This is likely to have an impact on digital lenders, especially smaller fintech startups.
This move also comes after fintech lenders were hit by the Supreme Court’s Aadhaar ruling, which curbed the Aadhaar-based eKYC process.
“Digital lending industry seems to be moving in the reverse gear. First, it was the eKYC issue, then liquidity issue and now eNACH is getting blocked.
Time to re-imagine business models considering consumer demand for credit is strong,” tweeted PayU India managing director Jitendra Gupta, following the NPCI order.
NPCI CEO Dilip Asbe said the agency had to take the stand to be compliant with the apex court’s Aadhaar judgement, which disallows private companies from asking for Aaadhaar authentication for eKYC from users.
“The problem with continuing eSign on eNACH is it uses eKYC infrastructure to obtain authentication from the UIDAI database. This may result in contempt of the Supreme Court order if continued,” Asbe said.
“I completely understand and appreciate the concerns of fintechs and banks, since any other alternative may not have the same scale and also raise the cost for mandate substantially. The ecosystem in consultation with the government and the UIDAI need to identify the appropriate solution, till then eSign on eNACH will be suspended,” he added.
The NACH mandate is an authorisation that consumers provide to institutions to credit or debit funds periodically. This product has been used by digital lenders for cost-effective, paperless collections of recurring loan payments.
Authentication of an eSign user is done through eKYC service, after which an online electronic signature service is facilitated.
The NPCI’s committee on NACH sent a circular to member banks on Friday, saying that eSign-based eMandate product would be suspended from November 26 and that they would be given time till November 30 to clear all the mandates presented on them.
The Aadhaar ruling and the suspension of eKYC has already raised costs for fintech lenders, since it now involves a physical verification.
A recent report by Omidyar and the Boston Consulting Group estimates digital lending to MSMEs in the country to go up to Rs 6-7 lakh crore by 2023, but the report cited challenges from the Aadhaar order.

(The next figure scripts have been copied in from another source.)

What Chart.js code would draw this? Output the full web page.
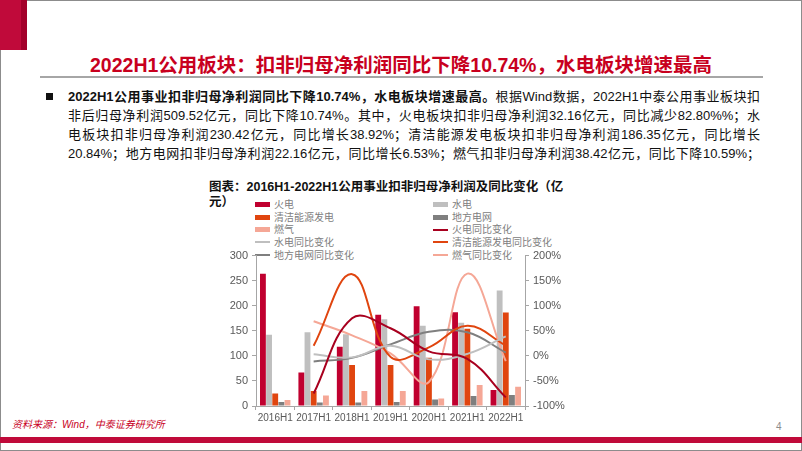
<!DOCTYPE html>
<html>
<head>
<meta charset="utf-8">
<script src="https://cdn.jsdelivr.net/npm/chart.js@4.4.0/dist/chart.umd.min.js"></script>
<style>
  body { margin:0; width:802px; height:451px; position:relative; overflow:hidden; background:#fff;
         font-family:"Liberation Sans","Noto Sans CJK SC",sans-serif; }
  .frame { position:absolute; left:0; top:0; width:802px; height:451px; box-sizing:border-box; border:1px solid #8c8c8c; }
  .redblock { position:absolute; left:0; top:0; width:27px; height:50px; background:#c00a3a; border-right:6px solid #a3002a; box-sizing:border-box; }
  .title { position:absolute; left:0; width:802px; top:49px; text-align:center; color:#c8001e; font-weight:bold; font-size:19.5px; }
  .rule { position:absolute; left:40px; top:76px; width:723px; height:2px; background:#a6a6a6; }
  .bullet { position:absolute; left:46px; top:93px; width:7px; height:7px; background:#111; }
  .para { position:absolute; left:68px; top:87px; width:692px; font-size:13px; color:#111; }
  .para div { height:19px; line-height:19px; text-align:justify; text-align-last:justify; }
  .ctitle { position:absolute; left:209px; font-size:12.5px; font-weight:bold; color:#111; line-height:15px; white-space:nowrap; }
  .leg { position:absolute; font-size:10px; color:#808080; line-height:11px; white-space:nowrap; }
  .leg i { display:inline-block; width:15px; vertical-align:middle; margin-right:4px; position:relative; top:-1px; }
  .source { position:absolute; left:12px; top:416px; font-size:10px; color:#c8001e; font-style:italic; }
  .page { position:absolute; left:776px; top:421px; font-size:10px; color:#8c8c8c; }
  .bottombar { position:absolute; left:0; top:437px; width:802px; height:6px; background:#c00a3a; }
  #wrap { position:absolute; left:200px; top:245px; width:380px; height:185px; }
</style>
</head>
<body>
<div class="frame"></div>
<div class="redblock"></div>
<div class="title">2022H1公用板块：扣非归母净利润同比下降10.74%，水电板块增速最高</div>
<div class="rule"></div>
<div class="bullet"></div>
<div class="para">
  <div><b>2022H1公用事业扣非归母净利润同比下降10.74%，水电板块增速最高。</b>根据Wind数据，2022H1中泰公用事业板块扣</div>
  <div>非后归母净利润509.52亿元，同比下降10.74%。其中，火电板块扣非归母净利润32.16亿元，同比减少82.80%%；水</div>
  <div>电板块扣非归母净利润230.42亿元，同比增长38.92%；清洁能源发电板块扣非归母净利润186.35亿元，同比增长</div>
  <div>20.84%；地方电网扣非归母净利润22.16亿元，同比增长6.53%；燃气扣非归母净利润38.42亿元，同比下降10.59%；</div>
</div>
<div class="ctitle" style="top:180px">图表：2016H1-2022H1公用事业扣非归母净利润及同比变化（亿</div>
<div class="ctitle" style="top:195px">元）</div>
<div id="legend"></div>
<div id="wrap"><canvas id="myChart"></canvas></div>
<div class="source">资料来源：Wind，中泰证券研究所</div>
<div class="page">4</div>
<div class="bottombar"></div>

<script>
const categorias = ['2016H1', '2017H1', '2018H1', '2019H1', '2020H1', '2021H1', '2022H1'];

// 扣非归母净利润（亿元）
const huodian = [264, 67, 118, 182, 199, 187, 32.16];
const shuidian = [142, 147, 143, 173, 160, 166, 230.42];
const qingjie = [25, 30, 82, 82, 96, 154, 186.35];
const difang = [8, 7, 7, 8, 13, 20, 22.16];
const ranqi = [12, 21, 30, 30, 15, 42, 38.42];

// 同比变化（%）
const huodianYoY = [null, -75, 75, 55, 9, -6, -82.8];
const shuidianYoY = [null, 3, -3, 20, -7, 4, 38.92];
const qingjieYoY = [null, 20, 163, -2, 17, 60, 20.84];
const difangYoY = [null, -11, -4, 23, 48, 47, 6.53];
const ranqiYoY = [null, 69, 41, 5, -52, 164, -10.59];

const leftTicks = [0, 50, 100, 150, 200, 250, 300];
const rightTicks = [-100, -50, 0, 50, 100, 150, 200];

const cHuo = '#c0002f';
const cShui = '#bfbfbf';
const cQing = '#e0450f';
const cDi = '#7f7f7f';
const cRan = '#f5a796';
const cHuoLine = '#a8001f';

const items = [
  { label: '火电', color: cHuo, bar: true },
  { label: '水电', color: cShui, bar: true },
  { label: '清洁能源发电', color: cQing, bar: true },
  { label: '地方电网', color: cDi, bar: true },
  { label: '燃气', color: cRan, bar: true },
  { label: '火电同比变化', color: cHuoLine, bar: false },
  { label: '水电同比变化', color: cShui, bar: false },
  { label: '清洁能源发电同比变化', color: cQing, bar: false },
  { label: '地方电网同比变化', color: cDi, bar: false },
  { label: '燃气同比变化', color: cRan, bar: false }
];

// 两列图例
const legend = document.getElementById('legend');
items.forEach((it, i) => {
  const d = document.createElement('div');
  d.className = 'leg';
  d.style.left = (i % 2 === 0 ? 255 : 433) + 'px';
  d.style.top = (199 + Math.floor(i / 2) * 12.7) + 'px';
  const h = it.bar ? 5 : 2;
  d.innerHTML = '<i style="height:' + h + 'px;background:' + it.color + '"></i>' + it.label;
  legend.appendChild(d);
});

function barSet(label, data, color) {
  return { type: 'bar', label: label, data: data, backgroundColor: color, yAxisID: 'y', order: 2,
           barPercentage: 0.95, categoryPercentage: 0.8 };
}
function lineSet(label, data, color) {
  return { type: 'line', label: label, data: data, borderColor: color, backgroundColor: color, yAxisID: 'y1',
           borderWidth: 2, pointRadius: 0, tension: 0.4, order: 1 };
}

const tickFont = { family: 'Liberation Sans', size: 11 };
const axisColor = '#a6a6a6';

const ctx = document.getElementById('myChart');
new Chart(ctx, {
  data: {
    labels: categorias,
    datasets: [
      barSet('火电', huodian, cHuo),
      barSet('水电', shuidian, cShui),
      barSet('清洁能源发电', qingjie, cQing),
      barSet('地方电网', difang, cDi),
      barSet('燃气', ranqi, cRan),
      lineSet('火电同比变化', huodianYoY, cHuoLine),
      lineSet('水电同比变化', shuidianYoY, cShui),
      lineSet('清洁能源发电同比变化', qingjieYoY, cQing),
      lineSet('地方电网同比变化', difangYoY, cDi),
      lineSet('燃气同比变化', ranqiYoY, cRan)
    ]
  },
  options: {
    responsive: true,
    maintainAspectRatio: false,
    animation: false,
    layout: { padding: { top: 10, left: 0, right: 0, bottom: 0 } },
    plugins: { legend: { display: false }, tooltip: { enabled: false } },
    scales: {
      x: {
        offset: true,
        grid: { display: true, offset: true, drawOnChartArea: false, tickLength: 4, color: axisColor },
        border: { display: true, color: axisColor },
        ticks: { font: { family: 'Liberation Sans', size: 10 }, color: '#595959', padding: 2, maxRotation: 0, autoSkip: false },
        afterFit: s => { s.height = 24; }
      },
      y: {
        position: 'left',
        min: 0, max: 300,
        afterBuildTicks: s => { s.ticks = leftTicks.map(v => ({ value: v })); },
        grid: { display: true, drawOnChartArea: false, tickLength: 4, color: axisColor },
        border: { display: true, color: axisColor },
        ticks: { font: tickFont, color: '#595959', padding: 4 },
        afterFit: s => { s.width = 56; }
      },
      y1: {
        position: 'right',
        min: -100, max: 200,
        afterBuildTicks: s => { s.ticks = rightTicks.map(v => ({ value: v })); },
        grid: { display: true, drawOnChartArea: false, tickLength: 4, color: axisColor },
        border: { display: true, color: axisColor },
        ticks: { font: tickFont, color: '#595959', padding: 4, callback: v => v + '%' },
        afterFit: s => { s.width = 55; }
      }
    }
  }
});
</script>
</body>
</html>
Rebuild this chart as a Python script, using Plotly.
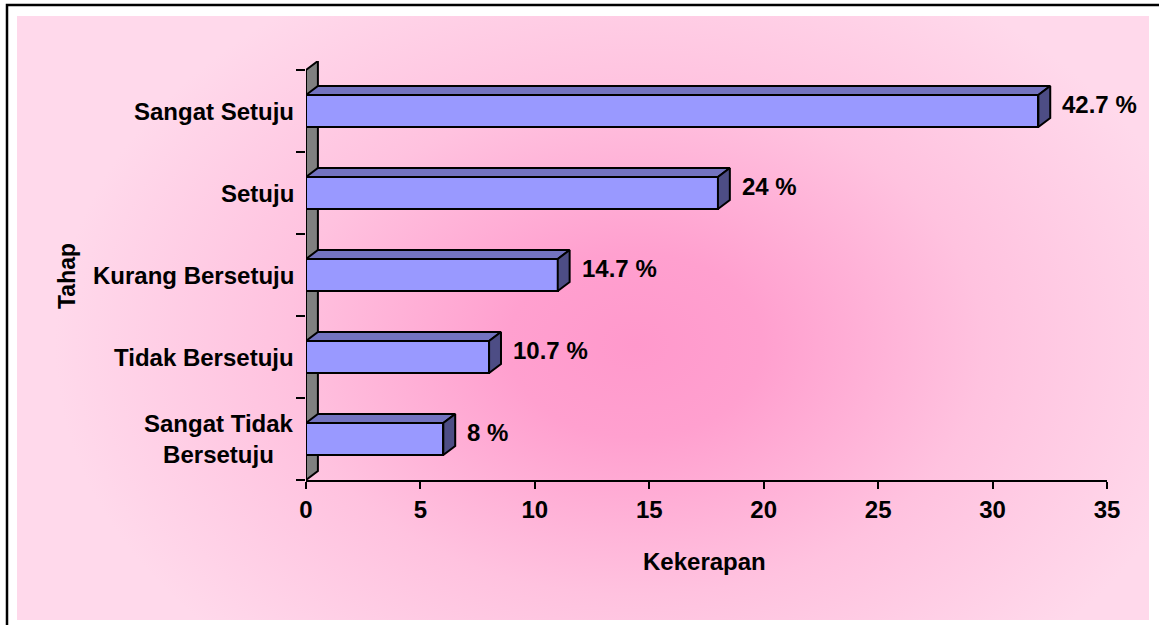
import base64
import plotly.graph_objects as go

# ---- data ----
categories = ["Sangat Tidak<br>Bersetuju", "Tidak Bersetuju", "Kurang Bersetuju", "Setuju", "Sangat Setuju"]
values = [6, 8, 11, 18, 32]
pct_labels = ["8 %", "10.7 %", "14.7 %", "24 %", "42.7 %"]
x_ticks = [0, 5, 10, 15, 20, 25, 30, 35]

# ---- geometry / style ----
W, H = 1159, 625
L, R, T, B = 306, 52, 61, 145
PW, PH = W - L - R, H - T - B
X_MAX = 35
DX = 0.52      # 3D depth in x units
DY = 0.11      # 3D depth in category units
BAR_W = 0.39
FONT = "Liberation Sans, Arial, sans-serif"
FS = 24

idx = list(range(len(categories)))
y_lo, y_hi = -0.5, len(categories) - 0.5

# background (chart area with radial pink gradient + border)
svg = f'''<svg xmlns="http://www.w3.org/2000/svg" width="{W}" height="{H}" viewBox="0 0 {W} {H}">
<defs><radialGradient id="g" gradientUnits="userSpaceOnUse" cx="635" cy="345" r="580"
 gradientTransform="translate(635 345) scale(1 0.72) translate(-635 -345)">
<stop offset="0" stop-color="#FF99CC"/>
<stop offset="0.22" stop-color="#FFA0CF"/>
<stop offset="0.6" stop-color="#FFC2DF"/>
<stop offset="1" stop-color="#FFD9EB"/>
</radialGradient></defs>
<rect width="{W}" height="{H}" fill="white"/>
<rect x="17" y="16" width="1132" height="604" fill="url(#g)"/>
<path d="M7 {H} V5 H{W}" stroke="black" stroke-width="2.5" fill="none"/>
</svg>'''
src = "data:image/svg+xml;base64," + base64.b64encode(svg.encode()).decode()

fig = go.Figure()

# front faces of bars
fig.add_trace(go.Bar(
    x=values, y=idx, orientation="h", width=BAR_W,
    marker=dict(color="#9999FF", line=dict(color="black", width=2)),
    hoverinfo="skip", showlegend=False,
))

# top faces
tx, ty = [], []
for v, c in zip(values, idx):
    yt = c + BAR_W / 2
    tx += [0, v, v + DX, DX, 0, None]
    ty += [yt, yt, yt + DY, yt + DY, yt, None]
fig.add_trace(go.Scatter(x=tx, y=ty, mode="lines", fill="toself", fillcolor="#7373C0",
                         line=dict(color="black", width=2), hoverinfo="skip", showlegend=False))

# side faces
sx, sy = [], []
for v, c in zip(values, idx):
    yb, yt = c - BAR_W / 2, c + BAR_W / 2
    sx += [v, v, v + DX, v + DX, v, None]
    sy += [yb, yt, yt + DY, yb + DY, yb, None]
fig.add_trace(go.Scatter(x=sx, y=sy, mode="lines", fill="toself", fillcolor="#4D4D85",
                         line=dict(color="black", width=2), hoverinfo="skip", showlegend=False))

annotations = []
# category labels
for c, lab in zip(idx, categories):
    annotations.append(dict(x=0, y=c, xref="x", yref="y", text=lab, showarrow=False,
                            xanchor="right", yanchor="middle", align="center", xshift=-10,
                            font=dict(family=FONT, size=FS, color="black", weight="bold")))
# value labels
for v, c, lab in zip(values, idx, pct_labels):
    annotations.append(dict(x=v + DX, y=c + DY / 2, xref="x", yref="y", text=lab, showarrow=False,
                            xanchor="left", yanchor="middle", xshift=10, yshift=2,
                            font=dict(family=FONT, size=FS, color="black", weight="bold")))
# y axis title
annotations.append(dict(x=(67 - L) / PW, y=(480 - 276) / PH, xref="paper", yref="paper",
                        text="Tahap", textangle=-90, showarrow=False,
                        xanchor="center", yanchor="middle",
                        font=dict(family=FONT, size=23, color="black", weight="bold")))
# x axis title
annotations.append(dict(x=0.5, y=-(561 - 480) / PH, xref="paper", yref="paper",
                        text="Kekerapan", showarrow=False,
                        xanchor="center", yanchor="middle", xshift=-2,
                        font=dict(family=FONT, size=FS, color="black", weight="bold")))

fig.update_layout(
    width=W, height=H,
    margin=dict(l=L, r=R, t=T, b=B, pad=0),
    paper_bgcolor="white", plot_bgcolor="rgba(0,0,0,0)",
    showlegend=False, hovermode=False,
    bargap=0,
    annotations=annotations,
    images=[dict(source=src, xref="paper", yref="paper", x=-L / PW, y=1 + T / PH,
                 sizex=W / PW, sizey=H / PH, xanchor="left", yanchor="top",
                 sizing="stretch", layer="below")],
    shapes=[dict(type="path", xref="x", yref="y", layer="below",
                 path=f"M 0,{y_lo} L 0,{y_hi} L {DX},{y_hi + DY} L {DX},{y_lo + DY} Z",
                 fillcolor="#808080", line=dict(color="black", width=2))],
    xaxis=dict(range=[0, X_MAX], tickvals=x_ticks, ticktext=[str(t) for t in x_ticks],
               showgrid=False, zeroline=False, showline=True, linecolor="black", linewidth=2,
               ticks="outside", ticklen=7, tickwidth=2, tickcolor="black",
               tickfont=dict(family=FONT, size=FS, color="black", weight="bold")),
    yaxis=dict(range=[y_lo, y_hi + DY], tickvals=[i - 0.5 for i in range(len(categories) + 1)],
               showticklabels=False, showgrid=False, zeroline=False, showline=False,
               ticks="outside", ticklen=9, tickwidth=2, tickcolor="black"),
)

fig.write_html("out.html", config={"displayModeBar": False},
               post_script="document.body.style.margin='0';document.body.style.overflow='hidden';")
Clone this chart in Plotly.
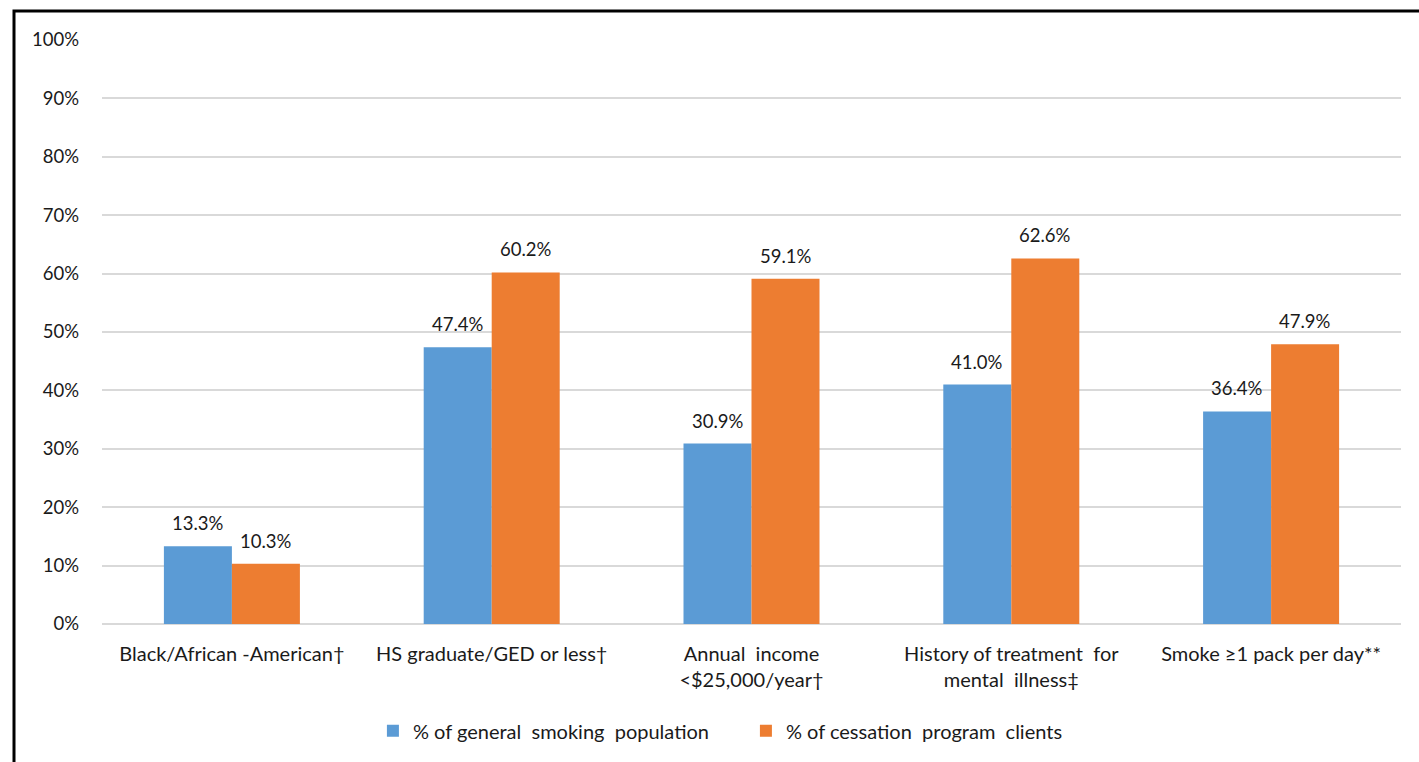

“The physical mandate for NACH entailed about Rs 50, had high failure rates of about 50% and took a longer time, whereas paperless mandate had only Rs 5 in onboarding costs, two days time and up to 90% success rate,” Razorpay CEO Harshil Mathur said.
However, there is some respite for fintech players since the NPCI has introduced alternatives in the form of net banking-based mandate, which is currently live with only five banks. It is also set to launch debit card-based eNACH soon.